Steele posited that because Harris had been rumored to be at the top of the list of potential Biden running-mates, Trump and his advisers have long had time to game out a strategy that will play to an audience that responds to his brand of racial grievance. He offered as evidence Trump’s recent claims that “suburban housewives” would suffer under a Biden administration that sought to restore regulations aimed at desegregating new housing developments.

“It's like being on a submarine that realizes it's got to go to the bottom to survive, and that’s exactly what's going to happen — just dive, dive dive, and…sit here and rest on the bottom of the ocean…and just shoot at [Biden] from there,” he said.

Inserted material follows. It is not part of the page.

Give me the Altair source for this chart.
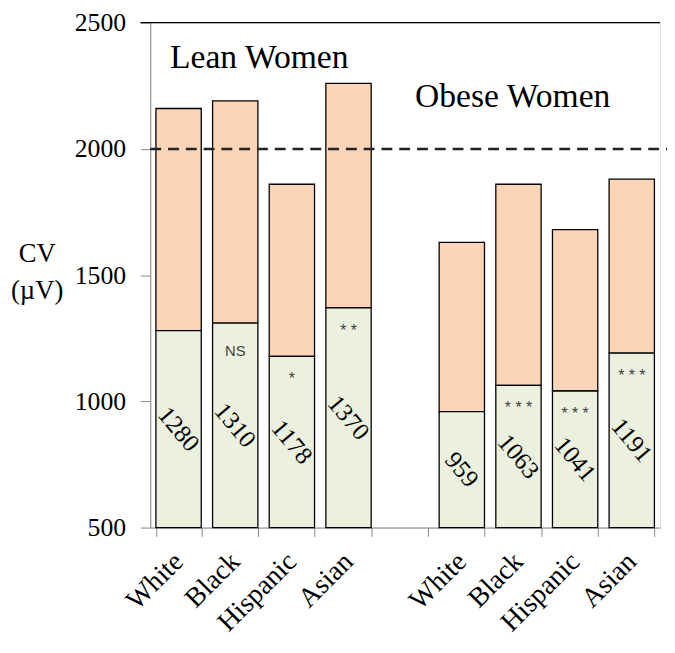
import altair as alt
import pandas as pd

slots = ["L_White", "L_Black", "L_Hispanic", "L_Asian", "gap",
         "O_White", "O_Black", "O_Hispanic", "O_Asian"]
slot_labels = ["White", "Black", "Hispanic", "Asian", "",
               "White", "Black", "Hispanic", "Asian"]
bar_slots = ["L_White", "L_Black", "L_Hispanic", "L_Asian",
             "O_White", "O_Black", "O_Hispanic", "O_Asian"]
totals = [2160, 2190, 1860, 2260, 1630, 1860, 1680, 1880]
bases = [1280, 1310, 1178, 1370, 959, 1063, 1041, 1191]
sig = ["", "NS", "*", "* *", "", "* * *", "* * *", "* * *"]
y_min = 500

df = pd.DataFrame({"slot": bar_slots, "total": totals, "base": bases, "sig": sig})

label_map = {s: l for s, l in zip(slots, slot_labels)}
label_expr = "{" + ",".join(f"'{k}':'{v}'" for k, v in label_map.items()) + "}[datum.value]"

FONT = "Liberation Serif"
SANS = "Liberation Sans"

xenc = alt.X("slot:N", scale=alt.Scale(domain=slots, paddingInner=0.2, paddingOuter=0.1),
             axis=alt.Axis(title=None, labelExpr=label_expr, labelAngle=-45,
                           labelAlign="right", labelBaseline="middle",
                           labelFont=FONT, labelFontSize=28, labelColor="black",
                           labelPadding=21, tickBand="extent", tickSize=9,
                           domainColor="#888888", tickColor="#888888"))
yscale = alt.Scale(domain=[500, 2500], nice=False, zero=False)
yenc = alt.Y("total:Q", scale=yscale,
             axis=alt.Axis(values=[500, 1000, 1500, 2000, 2500], format="d", title=["CV", "(\u00b5V)"],
                           titleAngle=0, titleFont=FONT, titleFontSize=27, titleFontWeight="normal",
                           titleX=-115, titleY=234, titleAlign="center", titleBaseline="middle",
                           titleLineHeight=37,
                           labelFont=FONT, labelFontSize=26, labelColor="black",
                           labelPadding=15, tickSize=10, grid=False,
                           domainColor="#888888", tickColor="#888888"))

base = alt.Chart(df).transform_calculate(lo=str(y_min), mid="(datum.base + %d) / 2" % y_min)

orange = base.mark_bar(color="#FBD5B5", stroke="black", strokeWidth=1.3).encode(
    x=xenc, y=yenc, y2="base:Q")
green = base.mark_bar(color="#EBF1DE", stroke="black", strokeWidth=1.3).encode(
    x="slot:N", y=alt.Y("base:Q", scale=yscale), y2="lo:Q")

nums = base.mark_text(font=FONT, fontSize=25, angle=50, color="black").encode(
    x="slot:N", y=alt.Y("mid:Q", scale=yscale), text="base:Q")

ns_text = base.transform_filter("datum.sig == 'NS'").mark_text(
    font=SANS, fontSize=15, color="#404040", baseline="alphabetic", dy=33).encode(
    x="slot:N", y=alt.Y("base:Q", scale=yscale), text="sig:N")
star_text = base.transform_filter("indexof(datum.sig, '*') >= 0").mark_text(
    font=SANS, fontSize=16, color="#404040", baseline="alphabetic", dy=28).encode(
    x="slot:N", y=alt.Y("base:Q", scale=yscale), text="sig:N")

dash = alt.Chart(pd.DataFrame({"v": [2000]})).mark_rule(
    color="#222222", strokeWidth=2.5, strokeDash=[11, 7]).encode(
    y=alt.Y("v:Q", scale=yscale), x=alt.value(0), x2=alt.value(523))

top = alt.Chart(pd.DataFrame({"v": [2500]})).mark_rule(color="black", strokeWidth=1.3).encode(
    y=alt.Y("v:Q", scale=yscale), x=alt.value(-10), x2=alt.value(516))

titles_df = pd.DataFrame({"t": ["Lean Women", "Obese Women"], "px": [20, 268], "py": [36, 75]})
titles = alt.Chart(titles_df).mark_text(font=FONT, fontSize=34, align="left",
                                         baseline="middle", color="black").encode(
    text="t:N", x=alt.X("px:Q", scale=None), y=alt.Y("py:Q", scale=None))

chart = alt.layer(orange, green, nums, ns_text, star_text, dash, top, titles).properties(
    width=516, height=511,
    autosize=alt.AutoSizeParams(type="none"),
    padding={"left": 144, "top": 11, "right": 7, "bottom": 115},
).configure_view(stroke="#888888", strokeWidth=1.5).configure(background="white")

chart.save("out.html", embed_options={"renderer": "svg", "actions": False})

Former Republican strategist Steve Schmidt, who ran the late Arizona Senator John McCain’s 2008 campaign against Barack Obama and Joe Biden — the first GOP ticket to go up against a mixed-race Democratic one — said Trump’s messaging at “suburban housewives” was an “interesting” target for an election taking place in 2020, but one that comes “straight from his 1950’s fever dreams”.

“He has [1950’s television housewife] June Cleaver, I think, pictured in the kitchen, being surrounded by large menacing black men. He’s explicitly saying that the black people are coming to your suburbs to live and do violence to you,” said Schmidt, who added that the fact that both McCain and his senior campaign staff objected to the use of advertisements and messaging that would have been “racially divisive and poisonous” — a style Trump has wholeheartedly embraced — shows the extent to which the 2020 campaign is taking place in “a fundamentally different era” for the GOP.

Schmidt warned that the success of a slew of Congressional candidates who support the QAnon conspiracy theory indicate the dark turn that his former party will take over the 82 days remaining before the general election.

“It’s gonna be like one part ideological exaggeration, one part racial animus and one part batshit crazy conspiracy theory,” he said.

Another former Republican who knows Trump’s ways better than most — former White House Office of Public Liaison Communications Director, Omarosa Manigault Newman, predicted that the addition of a Howard University graduate such as Harris to the Democratic ticket would have a positive effect on the Biden campaign by activating a powerful network of Black influencers who’ve graduated from Historically Black Colleges and Universities across the country.

However, at the same time, she cautioned that having Harris on the ballot would push the president’s buttons in ways that won’t be helpful for any attempt to impose the sort of discipline he displayed in the final weeks of the 2016 election cycle.

“He’s his worst enemy, so the Biden-Harris ticket is formidable because it's going to trigger him in ways where he'll be all over the place,” said Manigault Newman, who served as director of African-American outreach during Trump’s 2016 campaign. She added that the president, with whom she first became acquainted as a contestant on the first season of The Apprentice, “can't help himself when it comes to self-destructing”.

“He's not well, so even if he came up with the best strategies to defeat a Biden-Harris ticket, there would be no discipline behind it,” she continued, before offering a dire warning for Bidenworld.

“This man can be vulgar and disgusting, has no sense of decency, and can go very, very low, so brace yourself,” she said. “Brace yourself, brace yourself, brace yourself”.